An introverted woman processes feelings internally before expressing them outwardly. What reads as disinterest is often deep engagement happening beneath the surface. She may not show enthusiasm in the ways someone expects, such as constant texting or animated responses, but her attention, consistency, and willingness to spend time with you are the real signals worth watching.

How do you know if an introvert woman is actually interested in you?

Watch for specific, remembered questions about things you’ve shared, personal disclosures about her own life, consistent follow-through on plans, and comfortable physical presence even during quiet moments. These are the ways an introverted woman communicates genuine interest, through attention and presence rather than performance.

Is it normal for an introvert woman to need space even when things are going well?

Yes, completely. Introverted people recharge through solitude, and social interaction, even enjoyable interaction, draws down their energy. A quiet Sunday after a great Saturday together isn’t a withdrawal of interest. It’s her nervous system recovering so she can be fully present again. Taking this personally is one of the most common misreads in dating an introvert woman.

What kind of dates work best when dating an introvert woman?

Lower-stimulation environments tend to work better because they allow her nervous system to relax rather than manage overstimulation. Quiet restaurants, walks, museums, coffee shops, or any setting where real conversation is possible without competing with noise and crowds gives her the best conditions to actually connect. The goal is an environment where she can be present with you, not one that demands she perform.
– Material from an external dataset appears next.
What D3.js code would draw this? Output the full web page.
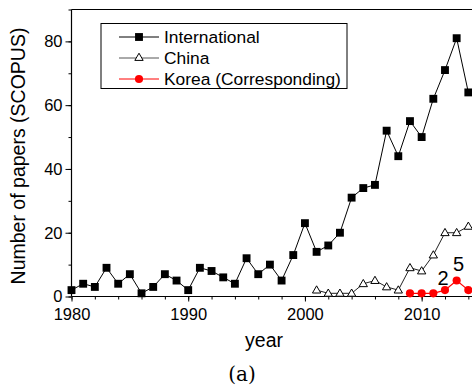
<!DOCTYPE html>
<html>
<head>
<meta charset="utf-8">
<script src="https://cdn.jsdelivr.net/npm/d3@7/dist/d3.min.js"></script>
<style>
  html, body { margin: 0; padding: 0; background: #fff; }
  svg { display: block; }
  text { font-family: "Liberation Sans", Arial, sans-serif; fill: #000; }
</style>
</head>
<body>
<svg id="chart" width="472" height="387"></svg>
<script>
// Yearly paper counts (SCOPUS)
const intlYears = d3.range(1980, 2015);
const intlValues = [2, 4, 3, 9, 4, 7, 1, 3, 7, 5, 2, 9, 8, 6, 4, 12, 7, 10, 5, 13,
                    23, 14, 16, 20, 31, 34, 35, 52, 44, 55, 50, 62, 71, 81, 64];
const chinaYears = d3.range(2001, 2015);
const chinaValues = [2, 1, 1, 1, 4, 5, 3, 2, 9, 8, 13, 20, 20, 22];
const koreaYears = d3.range(2009, 2015);
const koreaValues = [1, 1, 1, 2, 5, 2];
// values printed beside the Korea points
const koreaLabelYears = [2012, 2013];

const xTicks = [1980, 1990, 2000, 2010];
const yTicks = [0, 20, 40, 60, 80];
const seriesNames = ["International", "China", "Korea (Corresponding)"];

const svg = d3.select("#chart");
const pLeft = 71.5, pRight = 480, pTop = 9.5, pBottom = 296.5;

const x = d3.scaleLinear().domain([1980, 2015]).range([pLeft, pRight]);
const y = d3.scaleLinear().domain([0, 90]).range([pBottom, pTop]);

const toPoints = (years, vals) => years.map((yr, i) => ({ yr, v: vals[i] }));
const intl = toPoints(intlYears, intlValues);
const china = toPoints(chinaYears, chinaValues);
const korea = toPoints(koreaYears, koreaValues);

// top edge of the frame
svg.append("line").attr("x1", pLeft).attr("x2", pRight).attr("y1", pTop).attr("y2", pTop)
  .attr("stroke", "#000").attr("stroke-width", 1.2);

// x axis with minor ticks every 2 years
const xAxisG = svg.append("g").attr("transform", `translate(0,${pBottom})`);
xAxisG.call(d3.axisBottom(x).tickValues(d3.range(1980, 2015, 2)).tickSize(3).tickFormat(""))
  .call(g => g.select(".domain").remove());
xAxisG.append("g").call(d3.axisBottom(x).tickValues(xTicks).tickSize(5).tickPadding(7).tickFormat(d3.format("d")))
  .call(g => g.select(".domain").remove())
  .call(g => g.selectAll("text").attr("font-size", 16.5).attr("font-family", "Liberation Sans, Arial, sans-serif").attr("fill", "#000"));
svg.append("line").attr("x1", pLeft).attr("x2", pRight).attr("y1", pBottom).attr("y2", pBottom)
  .attr("stroke", "#000").attr("stroke-width", 1.2);
xAxisG.selectAll(".tick line").attr("stroke", "#000");

// y axis with minor ticks every 10
const yAxisG = svg.append("g").attr("transform", `translate(${pLeft},0)`);
yAxisG.call(d3.axisLeft(y).tickValues(d3.range(0, 91, 10)).tickSize(3).tickFormat(""))
  .call(g => g.select(".domain").remove());
yAxisG.append("g").call(d3.axisLeft(y).tickValues(yTicks).tickSize(6).tickPadding(3))
  .call(g => g.select(".domain").remove())
  .call(g => g.selectAll("text").attr("font-size", 16.5).attr("font-family", "Liberation Sans, Arial, sans-serif").attr("fill", "#000"));
svg.append("line").attr("x1", pLeft).attr("x2", pLeft).attr("y1", pTop).attr("y2", pBottom)
  .attr("stroke", "#000").attr("stroke-width", 1.2);
yAxisG.selectAll(".tick line").attr("stroke", "#000");

// axis titles
svg.append("text").attr("x", 264).attr("y", 347).attr("text-anchor", "middle")
  .attr("font-size", 19.5).text("year");
svg.append("text").attr("transform", "translate(25,156) rotate(-90)").attr("text-anchor", "middle")
  .attr("font-size", 19.5).text("Number of papers (SCOPUS)");
svg.append("text").attr("x", 242).attr("y", 381).attr("text-anchor", "middle")
  .attr("font-size", 20).style("font-family", "'DejaVu Serif', serif").text("(a)");

const line = d3.line().x(d => x(d.yr)).y(d => y(d.v));
const plot = svg.append("g");

const sqSym = d3.symbol(d3.symbolSquare, 62);
const triSym = d3.symbol(d3.symbolTriangle, 30);
const cirSym = d3.symbol(d3.symbolCircle, 52);

// International
plot.append("path").datum(intl).attr("d", line).attr("fill", "none").attr("stroke", "#000").attr("stroke-width", 1);
plot.selectAll(".sq").data(intl).join("path").attr("class", "sq")
  .attr("transform", d => `translate(${x(d.yr)},${y(d.v)})`).attr("d", sqSym).attr("fill", "#000");

// China
plot.append("path").datum(china).attr("d", line).attr("fill", "none").attr("stroke", "#222").attr("stroke-width", 1);
plot.selectAll(".tri").data(china).join("path").attr("class", "tri")
  .attr("transform", d => `translate(${x(d.yr)},${y(d.v) + 0.5})`).attr("d", triSym)
  .attr("fill", "#fff").attr("stroke", "#000").attr("stroke-width", 1);

// Korea
plot.append("path").datum(korea).attr("d", line).attr("fill", "none").attr("stroke", "#ff0000").attr("stroke-width", 1.2);
plot.selectAll(".cir").data(korea).join("path").attr("class", "cir")
  .attr("transform", d => `translate(${x(d.yr)},${y(d.v)})`).attr("d", cirSym).attr("fill", "#ff0000");

// value labels for the Korea series
plot.selectAll(".vlab").data(korea.filter(d => koreaLabelYears.includes(d.yr))).join("text")
  .attr("class", "vlab")
  .attr("x", d => x(d.yr) + (d.v > 3 ? 2 : -2))
  .attr("y", d => y(d.v) - (d.v > 3 ? 10 : 5))
  .attr("text-anchor", "middle").attr("font-size", 20).text(d => d.v);

// legend
const lg = svg.append("g");
lg.append("rect").attr("x", 101).attr("y", 23.5).attr("width", 246).attr("height", 65)
  .attr("fill", "#fff").attr("stroke", "#000").attr("stroke-width", 1);
const lgColors = ["#000", "#555", "#ff0000"];
const lgSyms = [sqSym, triSym, cirSym];
seriesNames.forEach((name, i) => {
  const cy = 37 + i * 21;
  lg.append("line").attr("x1", 119).attr("x2", 159).attr("y1", cy).attr("y2", cy)
    .attr("stroke", lgColors[i]).attr("stroke-width", 1);
  const m = lg.append("path").attr("transform", `translate(139,${cy})`).attr("d", lgSyms[i]);
  if (i === 1) m.attr("fill", "#fff").attr("stroke", "#000");
  else m.attr("fill", i === 2 ? "#ff0000" : "#000");
  lg.append("text").attr("x", 164).attr("y", cy + 6.3).attr("font-size", 17.4).text(name);
});
</script>
</body>
</html>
Can a relationship with an introvert woman be deeply fulfilling long-term?

Absolutely. Introverted women tend to bring depth, loyalty, attentiveness, and genuine emotional investment to long-term relationships. Once trust is established and the connection deepens, the same internal processing that made her seem reserved early on becomes a source of extraordinary presence and care. The patience required in the early stages is typically repaid many times over.